Following was Mindy Pellesier, one of the key-organizers of the campaign in support of the OB Plan. Her steady words citing the lengthy update process and how the Planning Commission had made bad decisions concerning OB over the last few years, and how OB was supposed to be unique and different brought tears to some eyes in the room.
Gio Ingolia – co-chair of the Update process committee as well as one of the key organizers – and Pete Ruscitti – current OB Planning Board chair – both gave stunning responses to Stebbins’ accusations about what was going on, what the history and issues were actually, using maps they had prepared to make their points. Ruscitti got it exactly right. The grounds, he said, that the Planning Commission used to approve variances for the few properties on West Pt Loma apply to hundreds of properties throughout OB, therefore the variances are not for “unique” and “exceptional” circumstances – which they by law are supposed to be.
Next up was John Ambert, current vice-chair of the OB Planning Board, who said that there was 3 reasons for the Council to support the OB Plan: “OB is classic California”, the floor-area-ratio has a profound effect on neighborhood character, and a higher FAR would result in the loss of OB’s people, the heart and sole of the community.
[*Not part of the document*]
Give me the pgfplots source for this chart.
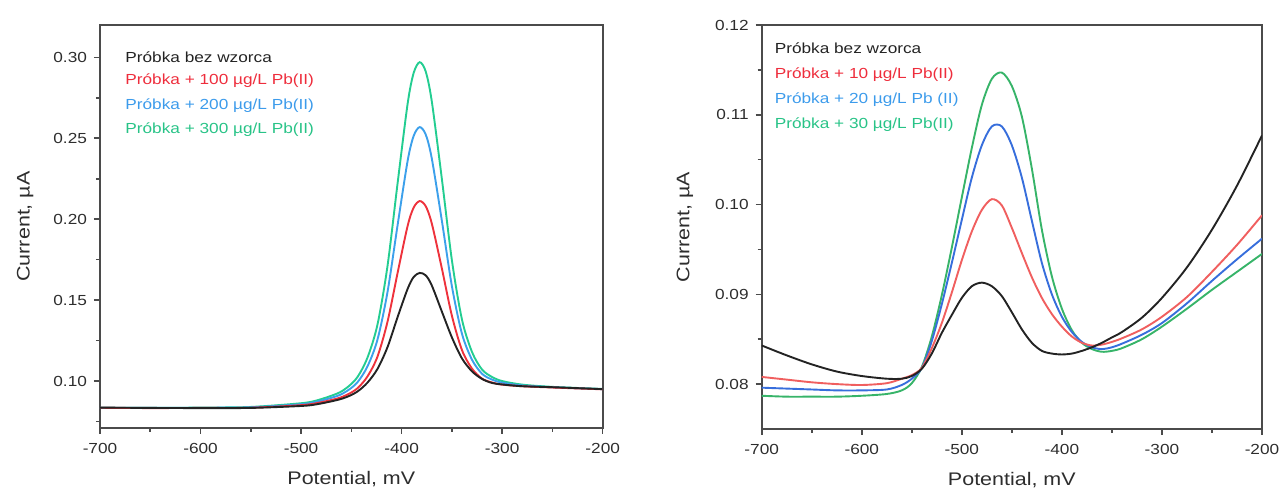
\documentclass[border=0pt]{standalone}
\usepackage{fontspec}
\setmainfont{Liberation Sans}[FakeStretch=1.18]
\usepackage{pgfplots}
\usepackage{pgfplotstable}
\pgfplotsset{compat=1.18}

\definecolor{axgray}{RGB}{75,75,75}
\definecolor{tickgray}{RGB}{45,45,45}
\definecolor{cK}{RGB}{35,35,35}
\definecolor{cR}{RGB}{238,50,60}
\definecolor{cB}{RGB}{60,160,235}
\definecolor{cG}{RGB}{35,205,145}
\definecolor{rR}{RGB}{240,95,95}
\definecolor{rB}{RGB}{55,110,220}
\definecolor{rG}{RGB}{55,180,105}
\definecolor{lR}{RGB}{238,45,60}
\definecolor{lB}{RGB}{60,155,235}
\definecolor{lG}{RGB}{40,195,135}

\pgfplotstableread{
x k r b g
-700 0.0836 0.0835 0.0835 0.0835
-650 0.0834 0.0833 0.0834 0.0834
-600 0.0833 0.0834 0.0835 0.0836
-550 0.0834 0.0835 0.0838 0.0840
-500 0.0846 0.0851 0.0857 0.0863
-484 0.0857 0.0864 0.0873 0.0881
-464 0.0883 0.0892 0.0908 0.0923
-454 0.0903 0.0916 0.0940 0.0961
-444 0.0935 0.0955 0.0992 0.1024
-434 0.0990 0.1028 0.1090 0.1144
-424 0.1075 0.1151 0.1256 0.1349
-414 0.1210 0.1367 0.1551 0.1712
-404 0.1395 0.1668 0.1963 0.2222
-394 0.1570 0.1959 0.2361 0.2714
-388 0.1643 0.2072 0.2515 0.2904
-382 0.1668 0.2112 0.2569 0.2970
-376 0.1653 0.2080 0.2523 0.2912
-370 0.1591 0.1974 0.2376 0.2729
-360 0.1430 0.1697 0.1992 0.2251
-350 0.1270 0.1404 0.1587 0.1747
-340 0.1140 0.1192 0.1293 0.1381
-330 0.1060 0.1077 0.1132 0.1180
-320 0.1013 0.1015 0.1045 0.1071
-310 0.0988 0.0991 0.1009 0.1025
-300 0.0979 0.0978 0.0990 0.1000
-280 0.0968 0.0968 0.0973 0.0978
-250 0.0962 0.0960 0.0962 0.0964
-200 0.0950 0.0949 0.0950 0.0951
}\lefttable

\pgfplotstableread{
x k r b g
-700 0.0843 0.0808 0.0796 0.0787
-675 0.0832 0.0805 0.0795 0.0786
-650 0.0822 0.0802 0.0794 0.0786
-625 0.0814 0.0800 0.0793 0.0786
-600 0.0809 0.0799 0.0793 0.0787
-575 0.0806 0.0801 0.0794 0.0789
-560 0.0806 0.0806 0.0799 0.0793
-550 0.0809 0.0810 0.0806 0.0801
-540 0.0817 0.0818 0.0818 0.0819
-530 0.0834 0.0840 0.0848 0.0853
-520 0.0857 0.0868 0.0889 0.0899
-510 0.0877 0.0902 0.0935 0.0952
-500 0.0896 0.0938 0.0983 0.1008
-490 0.0909 0.0970 0.1030 0.1063
-480 0.0913 0.0994 0.1066 0.1111
-470 0.0909 0.1006 0.1087 0.1140
-460 0.0898 0.0999 0.1087 0.1147
-450 0.0880 0.0974 0.1066 0.1132
-440 0.0861 0.0946 0.1030 0.1098
-430 0.0846 0.0919 0.0982 0.1040
-420 0.0837 0.0896 0.0935 0.0972
-410 0.0834 0.0878 0.0900 0.0920
-400 0.0833 0.0864 0.0875 0.0884
-390 0.0834 0.0853 0.0858 0.0860
-380 0.0837 0.0846 0.0847 0.0846
-370 0.0841 0.0843 0.0841 0.0839
-360 0.0846 0.0844 0.0839 0.0836
-350 0.0852 0.0847 0.0841 0.0837
-340 0.0858 0.0851 0.0845 0.0840
-320 0.0874 0.0861 0.0855 0.0850
-300 0.0896 0.0875 0.0868 0.0864
-275 0.0930 0.0897 0.0890 0.0884
-250 0.0972 0.0925 0.0915 0.0905
-225 0.1021 0.0955 0.0939 0.0925
-200 0.1077 0.0988 0.0962 0.0945
}\righttable

\pgfplotsset{
 myax/.style={
  scale only axis,
  anchor=south west,
  xmin=-700, xmax=-200,
  xtick={-700,-600,-500,-400,-300,-200},
  xticklabels={-700,-600,-500,-400,-300,-200},
  minor xtick={-650,-550,-450,-350,-250},
  tick align=outside,
  tick pos=left,
  axis line style={draw=axgray, line width=1pt},
  major tick length=3pt,
  minor tick length=2pt,
  every tick/.style={draw=axgray, line width=0.8pt},
  ticklabel style={font=\fontsize{7.3}{8}\selectfont, text=tickgray},
  xticklabel style={yshift=-1pt},
  label style={font=\fontsize{9.1}{10}\selectfont, text=tickgray},
  xlabel={Potential, mV},
  ylabel={Current, µA},
  every axis plot/.append style={line width=0.95pt, smooth, no markers},
 }
}

\begin{document}
\begin{tikzpicture}[x=1pt,y=1pt]
\useasboundingbox (0,0) rectangle (641,245);

\begin{axis}[myax,
  at={(50pt,31pt)}, width=251.35pt, height=201.5pt,
  ymin=0.071, ymax=0.32,
  ytick={0.10,0.15,0.20,0.25,0.30},
  yticklabels={0.10,0.15,0.20,0.25,0.30},
  minor ytick={0.075,0.125,0.175,0.225,0.275},
  xlabel style={at={(axis description cs:0.5,-0.1266)}, anchor=center},
  ylabel style={at={(axis description cs:-0.149,0.5)}, anchor=center},
]
\addplot[cG] table[x=x,y=g] {\lefttable};
\addplot[cB] table[x=x,y=b] {\lefttable};
\addplot[cR] table[x=x,y=r] {\lefttable};
\addplot[cK] table[x=x,y=k] {\lefttable};
\end{axis}

\begin{axis}[myax,
  at={(380.85pt,30.5pt)}, width=250.15pt, height=202pt,
  ymin=0.075, ymax=0.12,
  ytick={0.08,0.09,0.10,0.11,0.12},
  yticklabels={0.08,0.09,0.10,0.11,0.12},
  minor ytick={0.085,0.095,0.105,0.115},
  xlabel style={at={(axis description cs:0.5,-0.126)}, anchor=center},
  ylabel style={at={(axis description cs:-0.1533,0.5)}, anchor=center},
]
\addplot[rG] table[x=x,y=g] {\righttable};
\addplot[rB] table[x=x,y=b] {\righttable};
\addplot[rR] table[x=x,y=r] {\righttable};
\addplot[cK] table[x=x,y=k] {\righttable};
\end{axis}

\begin{scope}[every node/.style={anchor=west, inner sep=0pt, font=\fontsize{7.3}{8}\selectfont}]
\node[text=cK] at (62.5,216.6) {Próbka bez wzorca};
\node[text=lR] at (62.5,204.5) {Próbka + 100 µg/L Pb(II)};
\node[text=lB] at (62.5,192) {Próbka + 200 µg/L Pb(II)};
\node[text=lG] at (62.5,180) {Próbka + 300 µg/L Pb(II)};
\node[text=cK] at (387.2,220.8) {Próbka bez wzorca};
\node[text=lR] at (387.2,207.5) {Próbka + 10 µg/L Pb(II)};
\node[text=lB] at (387.2,195.3) {Próbka + 20 µg/L Pb (II)};
\node[text=lG] at (387.2,182.8) {Próbka + 30 µg/L Pb(II)};
\end{scope}
\end{tikzpicture}
\end{document}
He used the “G-word”, gentrification to describe what was happening in northwest OB. The displacement of people caused will “single-handlely unravel the social fabric of OB.”
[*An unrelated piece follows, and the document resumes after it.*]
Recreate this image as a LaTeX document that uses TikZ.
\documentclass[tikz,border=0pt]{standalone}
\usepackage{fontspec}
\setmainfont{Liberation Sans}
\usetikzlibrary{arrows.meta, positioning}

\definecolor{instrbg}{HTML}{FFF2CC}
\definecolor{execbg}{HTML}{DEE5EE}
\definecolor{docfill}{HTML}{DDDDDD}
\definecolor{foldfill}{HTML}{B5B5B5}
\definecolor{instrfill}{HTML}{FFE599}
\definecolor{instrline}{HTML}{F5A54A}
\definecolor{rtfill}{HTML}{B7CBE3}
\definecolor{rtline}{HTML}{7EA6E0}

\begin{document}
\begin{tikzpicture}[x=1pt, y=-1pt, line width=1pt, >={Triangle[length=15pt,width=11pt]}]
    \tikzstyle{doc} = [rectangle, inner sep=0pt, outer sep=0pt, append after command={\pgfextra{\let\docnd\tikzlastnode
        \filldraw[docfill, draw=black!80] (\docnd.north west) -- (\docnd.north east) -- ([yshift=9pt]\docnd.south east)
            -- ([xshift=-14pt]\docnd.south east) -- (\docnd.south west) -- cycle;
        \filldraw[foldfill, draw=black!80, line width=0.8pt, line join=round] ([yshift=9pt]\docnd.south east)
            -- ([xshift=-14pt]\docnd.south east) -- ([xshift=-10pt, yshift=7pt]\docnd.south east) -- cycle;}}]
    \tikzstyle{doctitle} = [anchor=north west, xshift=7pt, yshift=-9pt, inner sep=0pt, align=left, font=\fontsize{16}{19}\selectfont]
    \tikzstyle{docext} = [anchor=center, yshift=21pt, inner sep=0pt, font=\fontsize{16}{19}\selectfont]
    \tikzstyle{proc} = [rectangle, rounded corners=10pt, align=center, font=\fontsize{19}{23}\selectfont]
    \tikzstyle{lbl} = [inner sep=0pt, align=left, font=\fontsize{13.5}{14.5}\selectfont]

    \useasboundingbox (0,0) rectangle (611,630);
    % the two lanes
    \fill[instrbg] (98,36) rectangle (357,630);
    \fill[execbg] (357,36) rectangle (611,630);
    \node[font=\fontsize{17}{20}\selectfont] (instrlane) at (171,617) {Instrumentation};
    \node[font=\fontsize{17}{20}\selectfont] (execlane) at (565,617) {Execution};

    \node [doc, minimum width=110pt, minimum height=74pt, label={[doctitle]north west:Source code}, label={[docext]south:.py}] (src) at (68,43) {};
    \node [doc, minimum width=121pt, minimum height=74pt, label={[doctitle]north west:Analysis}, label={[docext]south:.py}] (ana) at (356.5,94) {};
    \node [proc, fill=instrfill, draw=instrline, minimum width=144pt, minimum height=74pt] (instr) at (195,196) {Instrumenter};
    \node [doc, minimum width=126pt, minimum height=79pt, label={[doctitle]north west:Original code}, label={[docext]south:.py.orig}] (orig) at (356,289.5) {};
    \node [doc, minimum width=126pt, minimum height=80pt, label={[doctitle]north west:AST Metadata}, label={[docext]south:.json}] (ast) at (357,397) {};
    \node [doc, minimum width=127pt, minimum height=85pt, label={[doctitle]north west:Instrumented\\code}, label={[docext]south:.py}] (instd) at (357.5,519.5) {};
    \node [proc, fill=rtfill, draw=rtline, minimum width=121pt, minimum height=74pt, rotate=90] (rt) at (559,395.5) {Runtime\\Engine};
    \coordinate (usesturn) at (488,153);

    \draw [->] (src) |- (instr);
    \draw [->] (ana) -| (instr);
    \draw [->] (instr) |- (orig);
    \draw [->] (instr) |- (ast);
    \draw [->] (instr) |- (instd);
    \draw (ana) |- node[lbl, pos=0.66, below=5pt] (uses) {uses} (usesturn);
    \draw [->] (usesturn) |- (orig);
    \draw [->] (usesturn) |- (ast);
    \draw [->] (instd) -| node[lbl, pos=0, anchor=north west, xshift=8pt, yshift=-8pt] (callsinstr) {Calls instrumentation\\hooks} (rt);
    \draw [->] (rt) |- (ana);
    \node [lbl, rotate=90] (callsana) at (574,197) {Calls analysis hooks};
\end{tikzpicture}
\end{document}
Gretchen Newsom – the head of the OB Town Council – followed Ambert and in one of the more emotionally-charged speeches, cited all the community groups that have come out in support of the OB Plan. As she announced the group’s name and its leadership, people in the audience affiliated with the group would rise and stay standing.
The OB Planning Board; the OB Woman’s Club, Friends of the OB Library, the OB Historical Society, the OB Mainstreet Association, the OB CDC, the OB Community Foundation, the OB Rag, the OB Town Council, and finally just about everyone in the room was standing.
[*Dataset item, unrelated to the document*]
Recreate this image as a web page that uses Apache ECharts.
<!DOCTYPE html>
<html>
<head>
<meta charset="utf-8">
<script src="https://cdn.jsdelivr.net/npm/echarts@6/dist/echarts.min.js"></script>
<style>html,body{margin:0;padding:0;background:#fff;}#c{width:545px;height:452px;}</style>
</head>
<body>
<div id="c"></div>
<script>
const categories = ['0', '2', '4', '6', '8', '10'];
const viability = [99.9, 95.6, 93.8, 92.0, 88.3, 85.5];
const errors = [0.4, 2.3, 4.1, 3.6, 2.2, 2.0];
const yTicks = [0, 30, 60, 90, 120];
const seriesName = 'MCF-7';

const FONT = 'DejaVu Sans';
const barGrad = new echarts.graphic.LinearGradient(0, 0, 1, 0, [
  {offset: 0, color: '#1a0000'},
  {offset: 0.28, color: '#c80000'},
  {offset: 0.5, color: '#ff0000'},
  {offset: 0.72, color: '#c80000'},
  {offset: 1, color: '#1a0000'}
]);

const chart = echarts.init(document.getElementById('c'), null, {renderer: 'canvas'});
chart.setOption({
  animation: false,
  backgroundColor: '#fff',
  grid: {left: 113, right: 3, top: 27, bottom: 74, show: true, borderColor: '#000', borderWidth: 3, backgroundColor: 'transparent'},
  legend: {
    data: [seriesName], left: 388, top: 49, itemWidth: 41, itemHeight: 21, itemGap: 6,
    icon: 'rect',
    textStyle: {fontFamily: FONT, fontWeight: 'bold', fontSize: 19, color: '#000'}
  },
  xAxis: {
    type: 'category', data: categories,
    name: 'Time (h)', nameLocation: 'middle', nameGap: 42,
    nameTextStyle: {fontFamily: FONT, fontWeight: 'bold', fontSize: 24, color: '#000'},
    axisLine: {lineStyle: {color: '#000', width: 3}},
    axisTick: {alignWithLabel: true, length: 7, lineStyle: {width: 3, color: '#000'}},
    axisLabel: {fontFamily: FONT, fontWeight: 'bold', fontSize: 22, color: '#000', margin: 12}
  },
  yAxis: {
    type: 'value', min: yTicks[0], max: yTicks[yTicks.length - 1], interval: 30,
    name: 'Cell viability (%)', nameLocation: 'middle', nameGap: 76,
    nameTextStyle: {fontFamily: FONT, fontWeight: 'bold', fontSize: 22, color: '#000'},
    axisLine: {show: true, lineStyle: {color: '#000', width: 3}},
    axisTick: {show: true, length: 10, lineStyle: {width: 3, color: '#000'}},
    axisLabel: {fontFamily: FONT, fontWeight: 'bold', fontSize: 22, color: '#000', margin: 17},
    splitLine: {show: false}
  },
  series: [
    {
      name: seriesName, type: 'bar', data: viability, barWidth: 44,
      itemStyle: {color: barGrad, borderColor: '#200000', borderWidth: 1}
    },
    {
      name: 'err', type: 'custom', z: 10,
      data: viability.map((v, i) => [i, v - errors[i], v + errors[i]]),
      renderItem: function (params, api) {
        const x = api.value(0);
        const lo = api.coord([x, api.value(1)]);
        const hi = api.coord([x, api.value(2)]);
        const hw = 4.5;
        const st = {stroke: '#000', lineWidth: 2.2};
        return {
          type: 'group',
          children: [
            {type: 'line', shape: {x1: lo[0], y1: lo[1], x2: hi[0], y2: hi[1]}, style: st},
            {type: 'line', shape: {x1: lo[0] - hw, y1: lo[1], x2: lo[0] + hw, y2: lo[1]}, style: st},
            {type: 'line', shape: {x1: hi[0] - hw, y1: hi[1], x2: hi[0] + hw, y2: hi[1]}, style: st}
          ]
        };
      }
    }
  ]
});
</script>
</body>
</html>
“We’re not a special interest group,” Newsom said with a quiver in her voice, “We are Ocean Beach.” Thunderous applause ripped through the Chambers. This writer got tears.
Jane Gawronski – current OB planner – then stood at the podium. She explained that she’s a property-owner of several plots in OB and she and her husband Tom – also on the Planning Board – have developed several of them, and have never asked for any variances. “This is not about renters vs. property owners,” she said. Gawronski then cited a New York Times article from 2006, which named funky Ocean Beach “as the last authentic beach community in California.”
Craig Klein got up and stated un-categorically that “everyone who purchased a lot on West Pt Loma knew there was a .7 FAR that restricted development.” Then he said:
“The .7 FAR truly is sacred.”
This was the end of public comment, and Todd Gloria then stated:
“Today is indeed a historic day when the editor of the OB Rag invokes the name of Pete Wilson.”
This was one of the more funnier moments of the afternoon, as there had been several disparaging remarks about the OB Rag or its editor, and every time there would be applause for the OB Rag, one man consistently would let out a loud “Boooo!”
Once the Council had made their unanimous vote and once the applause had died down, Ed Harris – now beloved by OB planners, came down and mingled with the crowd, as it filtered out to the streets below.
A large group of blue-shirted people were last seen heading to a local watering hole, The Local – which is not coincidentally owned by the owner of an OB bar-restaurant, Wonderland.
And indeed, OBceans felt this day that they were in their wonderland.